What I liked most about the Minister’s foreword (apart from the creative spelling) was the unexpected level of enthusiasm he was able to generate for the task, managing to squeeze in not just one but four exclamation marks, none of which could have been considered “creditworthy” under the DfE guidance. Boles is MP for Margaret Thatcher’s home town Grantham, and was appointed as Minister of State jointly for BIS and the DfE on 15 July 2014. Educated at Winchester College, he studied PPE at Oxford and won a Kennedy scholarship to Harvard. As we looked at the call for evidence, Daphne reminded me of Roger Ascham’s famous words:
“He that will write well in any tongue, must follow this counsel of Aristotle, to speak as the common people do, to think as wise men do; and so should every man understand him, and the judgment of wise men allow him.”
Importantly, the story here again is just as much about careful reading as careful writing: the call for evidence on terms and conditions is also seeking views on new powers for enforcement agencies to impose civil fines on businesses who do not comply with consumer protection rules. Such powers exist already in relation to some regulated sectors but the call for evidence proposes extending them to cover consumers generally, and consumer-facing companies generally will want to track this development.
One thought on “Terms and conditions apply!”
This would be a welcome move by many ordinary people, in my opinion.

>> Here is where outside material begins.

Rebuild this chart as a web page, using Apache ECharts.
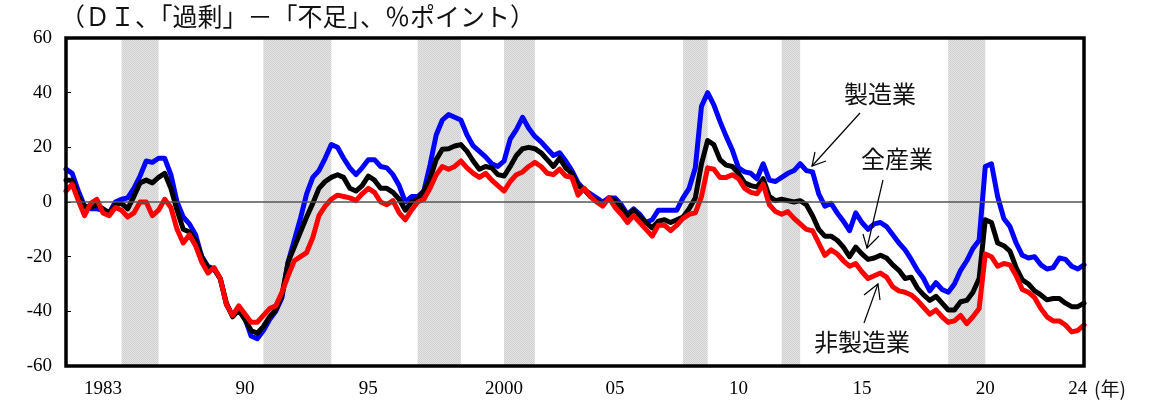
<!DOCTYPE html>
<html>
<head>
<meta charset="utf-8">
<script src="https://cdn.jsdelivr.net/npm/echarts@6/dist/echarts.min.js"></script>
<style>html,body{margin:0;padding:0;background:#fff;}#c{width:1162px;height:407px;}</style>
</head>
<body>
<div id="c"></div>
<script>
// Quarterly categories 1983/3 .. 2024/6
const categories = [];
for (let y = 1983; y <= 2024; y++) {
  for (const m of [3, 6, 9, 12]) {
    if (y === 2024 && m > 6) break;
    categories.push(y + '/' + m);
  }
}

// 製造業
const manufacturing = [
  12, 10.5, 4, -1.5, -2.5, -2.5, -3, -4, 0, 1,
  1.5, 5, 9.5, 15, 14.5, 16, 16, 10, 0, -5.5,
  -8, -12, -20, -23.5, -24.5, -28, -37.5, -41.5, -39.5, -42.5,
  -49, -50, -47, -43, -40, -35, -22, -14, -6, 3,
  9, 11.5, 16, 21, 20, 16, 12.5, 10, 12.5, 15.5,
  15.5, 13, 12.5, 10, 6, 0, 2, 2, 4, 13.5,
  24.5, 30, 32, 31, 30, 24.5, 20.5, 18.5, 16.5, 14,
  13, 15, 23, 26.5, 31, 27, 24, 22, 19.5, 17,
  18, 15, 11.5, 7, 4.5, 3, 1.5, 0, 1.5, 1.5,
  -1, -4.5, -2.5, -4.5, -7.5, -6.5, -3, -3, -3, -3,
  1.5, 5, 12.5, 35, 40, 35.5, 29.5, 24, 19, 12.5,
  11, 10.5, 8.5, 14, 8, 7.5, 9, 10.5, 11.5, 14,
  11.5, 11, 3, -1.5, -0.5, -4, -7, -10.5, -4, -7.5,
  -10, -8, -7.5, -9, -12, -15, -17.5, -21, -25, -28,
  -32.5, -29.5, -32, -33, -30, -25, -21.5, -17, -14, 13,
  14, 2, -6, -9, -15, -19.5, -20.5, -20, -23, -24.5,
  -24, -20.5, -21, -23.5, -24.5, -23
];

// 全産業
const allIndustries = [
  8, 8, 2, -1.5, -2, -1, -2.5, -4, -1, -0.5,
  -2.5, 2, 7, 8, 7, 9, 10.5, 5, -3, -10,
  -11, -14, -20, -24, -24.5, -28, -37, -42, -39.5, -43,
  -47, -48, -45.5, -42, -39.5, -34, -22, -16.5, -11, -5.5,
  -0.5, 5, 7.5, 9, 10, 9, 5, 4, 6, 9.5,
  8, 5, 5, 3.5, 1, -3, 0, 1, 4, 8.5,
  15.5, 19.3, 19.5, 20.5, 21, 18.5, 15, 12, 13, 12.5,
  10, 9.5, 13, 17, 19.5, 20, 19.5, 18, 15.5, 13,
  16, 12.5, 10.5, 6, 4.5, 2, 0.5, -1, 1.5, 0.5,
  -2, -5, -3, -5.5, -7.5, -9.5, -7, -6.5, -7.5, -6.5,
  -5.5, -2.5, 1.5, 14, 22.5, 21, 15.5, 13.5, 13, 10.5,
  7, 6, 5.5, 8.5, 2, 0.5, 1, 0.5, 0, 0.5,
  -1, -5, -10, -12.5, -12.5, -14, -16.5, -20, -16.5, -19,
  -21, -20.5, -19.5, -20.5, -23, -25, -28, -27.5, -31.5, -34,
  -36, -34.5, -37, -39.5, -39.5, -36.5, -36, -33, -28, -6.5,
  -7.5, -15, -16, -18, -24, -28.5, -30, -32.5, -34, -35.8,
  -35.3, -35.3, -37, -38.3, -38.3, -37
];

// 非製造業
const nonManufacturing = [
  4, 6.5, 0.5, -5, -0.5, 1, -4, -5, -2, -3,
  -5.5, -4, 0, 0, -5, -3, 1, -2, -10, -15,
  -12, -16, -22, -26, -24, -28, -37.5, -41.5, -38, -41,
  -44, -44, -41.5, -39, -38, -33, -27, -21.5, -20, -18.5,
  -13, -5, -1.5, 1, 2.5, 2, 1.5, 0.5, 3, 5,
  3.5, 0, -1, 0.5, -4, -6.5, -3, 0, 1, 5,
  10, 13, 12, 13, 15, 12.5, 10.5, 9, 10.5, 8,
  6, 4, 7.5, 10, 11, 13, 14.5, 13, 10.5, 10,
  12, 9.5, 9, 2.5, 5, 2, 0, -1.5, 1.5, -2,
  -4.5, -7.5, -5, -7.5, -10, -12.5, -8.5, -8.5, -10.5, -8.5,
  -6, -4.5, -4, 2, 12.5, 12, 9, 9, 10, 8.5,
  5, 3.5, 3, 6.5, -1, -3.5, -4.5, -3.5, -6, -8,
  -10, -10.5, -15, -19.5, -17.5, -19, -21.5, -23.5, -22.5, -25.5,
  -28, -27, -26, -27.5, -31, -32.5, -33, -34, -36, -38.5,
  -41, -39.5, -42, -44, -43.5, -41.5, -44.5, -42, -39, -19,
  -20, -23.5, -22.5, -23, -27, -32, -33, -35, -39, -42,
  -43.5, -43.5, -45, -47.5, -47, -45
];

// 景気後退期（シャドー）
const recessions = [
  ['1985/6', '1986/12'], ['1991/3', '1993/12'], ['1997/6', '1999/3'],
  ['2000/12', '2002/3'], ['2008/3', '2009/3'], ['2012/3', '2012/12'],
  ['2018/12', '2020/6']
];

// x軸ラベル
const xTickCats = ['1984/9', '1990/6', '1995/6', '2000/12', '2005/6', '2010/6', '2015/6', '2020/6', '2024/3'];
const xTickLabels = ['1983', '90', '95', '2000', '05', '10', '15', '20', '24'];

// y軸
const yMin = -60, yMax = 60, yInterval = 20;

// fine dither pattern for shading
const pat = document.createElement('canvas');
pat.width = 2; pat.height = 2;
const pc = pat.getContext('2d');
pc.fillStyle = '#e4e4e4'; pc.fillRect(0, 0, 2, 2);
pc.fillStyle = '#d0d0d0'; pc.fillRect(0, 0, 1, 1); pc.fillRect(1, 1, 1, 1);

const chart = echarts.init(document.getElementById('c'), null, {renderer: 'canvas'});
const serif = '"Liberation Serif", "DejaVu Serif", serif';
const jp = '"Noto Sans CJK JP", sans-serif';

const lineSeries = (name, data, color) => ({
  name, type: 'line', data, showSymbol: false, symbol: 'none', z: 3,
  lineStyle: {color, width: 5, join: 'round', cap: 'round'},
  itemStyle: {color}, animation: false, silent: true
});

chart.setOption({
  animation: false,
  grid: {left: 66, right: 78, top: 38, bottom: 41, show: true, borderColor: '#000', borderWidth: 3.5, z: 10, backgroundColor: 'transparent'},
  xAxis: {
    type: 'category', data: categories, boundaryGap: false,
    axisLine: {show: false}, axisTick: {show: false}, splitLine: {show: false},
    axisLabel: {
      interval: (idx, val) => xTickCats.indexOf(val) >= 0,
      formatter: (val) => xTickLabels[xTickCats.indexOf(val)],
      fontFamily: serif, fontSize: 19, color: '#000', margin: 14
    }
  },
  yAxis: {
    type: 'value', min: yMin, max: yMax, interval: yInterval,
    axisLine: {show: false}, splitLine: {show: false},
    axisTick: {show: true, inside: true, length: 5, lineStyle: {color: '#000', width: 1}},
    axisLabel: {fontFamily: serif, fontSize: 19, color: '#000', margin: 14}
  },
  graphic: [
    {type: 'text', left: 60, top: 4, style: {text: '（ＤＩ、「過剰」－「不足」、％ポイント）', font: '25px ' + jp, fill: '#111'}},
    {type: 'text', left: 1094, top: 379, style: {text: '(年)', font: '19px ' + jp, fill: '#111'}},
    {type: 'text', left: 844, top: 82, style: {text: '製造業', font: '24px ' + jp, fill: '#111'}},
    {type: 'text', left: 861, top: 147, style: {text: '全産業', font: '24px ' + jp, fill: '#111'}},
    {type: 'text', left: 814, top: 330, style: {text: '非製造業', font: '24px ' + jp, fill: '#111'}},
    {type: 'line', shape: {x1: 860, y1: 113, x2: 812, y2: 166}, style: {stroke: '#000', lineWidth: 1.2}, z: 20},
    {type: 'polyline', shape: {points: [[815, 152], [812, 166], [826, 161]]}, style: {stroke: '#000', lineWidth: 1.2, fill: null}, z: 20},
    {type: 'line', shape: {x1: 883, y1: 180, x2: 867, y2: 248}, style: {stroke: '#000', lineWidth: 1.2}, z: 20},
    {type: 'polyline', shape: {points: [[863, 234], [867, 248], [879, 236]]}, style: {stroke: '#000', lineWidth: 1.2, fill: null}, z: 20},
    {type: 'line', shape: {x1: 864, y1: 323, x2: 878, y2: 284}, style: {stroke: '#000', lineWidth: 1.2}, z: 20},
    {type: 'polyline', shape: {points: [[864, 295], [878, 284], [880, 300]]}, style: {stroke: '#000', lineWidth: 1.2, fill: null}, z: 20}
  ],
  series: [
    {
      type: 'line', data: [], z: 1, silent: true,
      markArea: {
        silent: true,
        itemStyle: {color: {image: pat, repeat: 'repeat'}},
        data: recessions.map(r => [{xAxis: r[0]}, {xAxis: r[1]}])
      },
      markLine: {
        silent: true, symbol: 'none', label: {show: false},
        lineStyle: {color: '#555', width: 1.5, type: 'solid'},
        data: [{yAxis: 0}]
      }
    },
    lineSeries('製造業', manufacturing, '#0000ff'),
    lineSeries('全産業', allIndustries, '#000000'),
    lineSeries('非製造業', nonManufacturing, '#ff0000')
  ]
});
</script>
</body>
</html>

Simplification, and plain English being mooted as forward thinking is, indeed, radical. However, the test will come, in court, when the ‘interpretive’ minds of our learned judges make a mockery of intent behind each Oxford English word. To pataphrase Aristotle, the common man uses plain meaning, and ‘wise men’ will make the meaning plain. Then judges will interpret the wise mens meaning, and make the plain meaning different again!
The legal dictionary publishers will also love the whole idea of using plain English instead of legal variants,
I look forward to hearing more on this subject by others. Genuinely interesting idea. Let’s all hope its not a novel idea.